How can I code a servlet to recover from a network blip (we all have them occasionally) that causes all of the physical database connections to be severed?
Despite the fact that these physical connections are now stale, DataSource.getConnection will continue to return them like they are good which then results in a continuous stream of database errors. I know that restarting the servlet will work, but this means downtime and human intervention. There should be a way to re-establish these connections within the code. I can trap for exceptions that indicate this situation, but I don't see a way drop the stale physical connection within the connection pool and create a new one.
Generally, once an exception on the connection managed by a pool is detected, the connection pool marks the connection unusable and physically closes it and throws it away once it's been returned to the pool. So the problem is not that your invalid connection remains forever in the pool, but that after the network blip all connections currently in the pool will be invalid and subsequent requests will obtain invalid connections from the pool until all of them are tried, found faulty and expunged from the pool. (This might be implementation dependent, I've learned this much form the Oracle's documentation of its own implementation.)
Most connection pools can be configured to verify connections before handing them out, which would resolve this issue completely (I assume), but it has some overhead (the connection is verified by issuing a harmless SQL statement on it). Depending on your application, the overhead can be very high.
An untested idea of mine: if you don't want to have the connection validated by the pool at every request, you might put additional logic into your code where the connection is being acquired. You'd set a flag whenever a database error has occurred, and in that case you'd validate the connection after it was acquired from the pool, and if it was not valid, retry. When getting a valid connection eventually, you'd clear the error flag. This assumes that you can track an occurrence of SQLException throughout your application, and that during normal execution your application does not produce lots of these.
This might be too DIY. I'm no expert on this, I just had to solve a couple of connection pool issues myself and spent some time thinking and reading about them. Hope someone will be able to come up with a better solution.
I recall having this problem several years ago; I still have the code in production which is catching SQLException and retrying the operation if the class name of the exception ends with "StaleConnectionException". Our server has been upgraded several times since I did that and I have no idea whether the retry code actually does anything any more. It isn't broken, it's a low-volume application used only by people in my department, so there's no reason to review it.

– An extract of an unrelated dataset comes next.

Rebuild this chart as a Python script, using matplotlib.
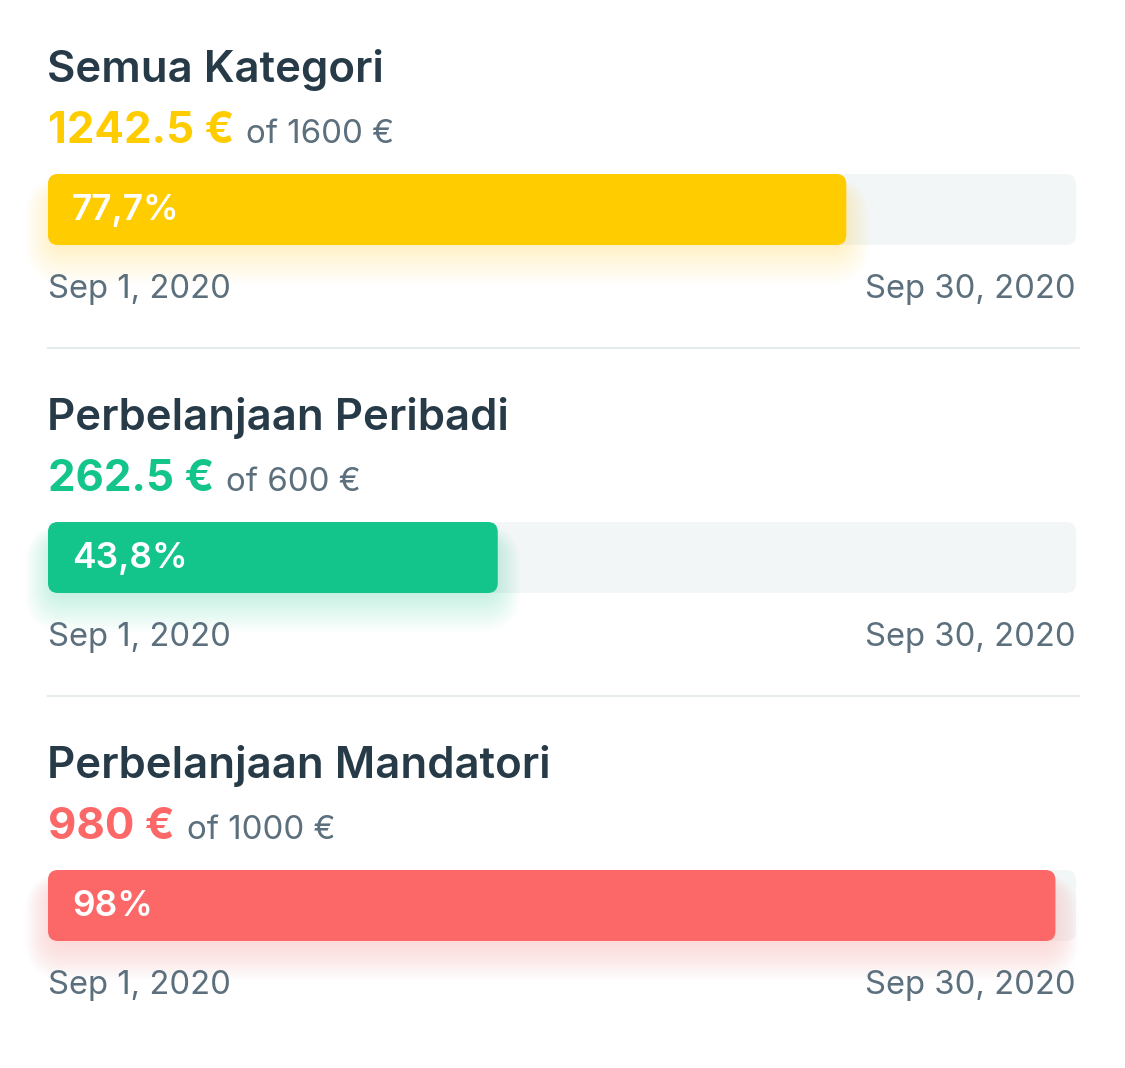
import matplotlib.pyplot as plt
from matplotlib.patches import FancyBboxPatch

categories = ['Semua Kategori', 'Perbelanjaan Peribadi', 'Perbelanjaan Mandatori']
spent = [1242.5, 262.5, 980]
budget = [1600, 600, 1000]
bar_colors = ['#FFCC00', '#13C48B', '#FC6868']
start_label = 'Sep 1, 2020'
end_label = 'Sep 30, 2020'

TITLE_C = '#263A47'
GRAY_C = '#5B6F7D'
TRACK_C = '#F3F6F7'
LINE_C = '#E6EAEC'

plt.rcParams['font.family'] = ['Inter', 'DejaVu Sans']

fig = plt.figure(figsize=(11.25, 10.68), dpi=100)
ax = fig.add_axes([0, 0, 1, 1])
ax.set_xlim(0, 1125)
ax.set_ylim(1068, 0)
ax.axis('off')
renderer = fig.canvas.get_renderer()


def fmt_money(v):
    return ('%g' % v) + ' €'


def fmt_pct(frac):
    p = round(frac * 100, 1)
    if p == int(p):
        return '%d%%' % p
    return ('%.1f%%' % p).replace('.', ',')


left, right = 48, 1076
step = 348
for i, name in enumerate(categories):
    y0 = i * step
    frac = spent[i] / budget[i]
    col = bar_colors[i]

    ax.text(left - 1, y0 + 82, name, fontsize=31.5, fontweight='semibold',
            color=TITLE_C, va='baseline', ha='left')

    t1 = ax.text(left, y0 + 143, fmt_money(spent[i]), fontsize=31.5,
                 fontweight='bold', color=col, va='baseline', ha='left')
    bb = t1.get_window_extent(renderer)
    x_after = ax.transData.inverted().transform((bb.x1, 0))[0]
    ax.text(x_after + 12, y0 + 143, 'of ' + fmt_money(budget[i]), fontsize=23.8,
            color=GRAY_C, va='baseline', ha='left')

    bar_top, bar_h = y0 + 174, 71
    track = FancyBboxPatch((left, bar_top), right - left, bar_h,
                           boxstyle='round,pad=0,rounding_size=10',
                           fc=TRACK_C, ec='none', zorder=1)
    ax.add_patch(track)

    w = (right - left) * frac
    # soft glow, mostly below the filled bar
    for k in range(16):
        g = 1 + k * 2.0
        glow = FancyBboxPatch((left - g + 8, bar_top + 22 - g + k * 0.8),
                              w + 2 * g - 16, bar_h + 2 * g - 26,
                              boxstyle='round,pad=0,rounding_size=%g' % (10 + g),
                              fc=col, ec='none', alpha=0.014, zorder=2)
        ax.add_patch(glow)

    bar = FancyBboxPatch((left, bar_top), w, bar_h,
                         boxstyle='round,pad=0,rounding_size=10',
                         fc=col, ec='none', zorder=3)
    ax.add_patch(bar)
    ax.text(left + 24, bar_top + bar_h / 2 + 1, fmt_pct(frac), fontsize=25.5,
            fontweight='semibold', color='white', va='center', ha='left',
            zorder=4)

    ax.text(left, y0 + 298, start_label, fontsize=23.6, color=GRAY_C,
            va='baseline', ha='left')
    ax.text(right, y0 + 298, end_label, fontsize=23.6, color=GRAY_C,
            va='baseline', ha='right')

    if i < len(categories) - 1:
        ax.plot([left, 1079], [y0 + 348, y0 + 348], color=LINE_C, lw=1.5)

fig.savefig('out.png', dpi=100, facecolor='white')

My impression is that I haven't had to deal with this problem since I wrote that application, so maybe connection pooling has improved since then. Anyway I would certainly agree with Martin that investigating configuration options to make the problem go away is likely to be a better idea than building workarounds into your code. In my case I only had JDBC code in one place, so I only had to put my hack protective code in one place. If there were 78 servlets all with JDBC code, or if I had an ORM dealing with the database, it would have been another question entirely.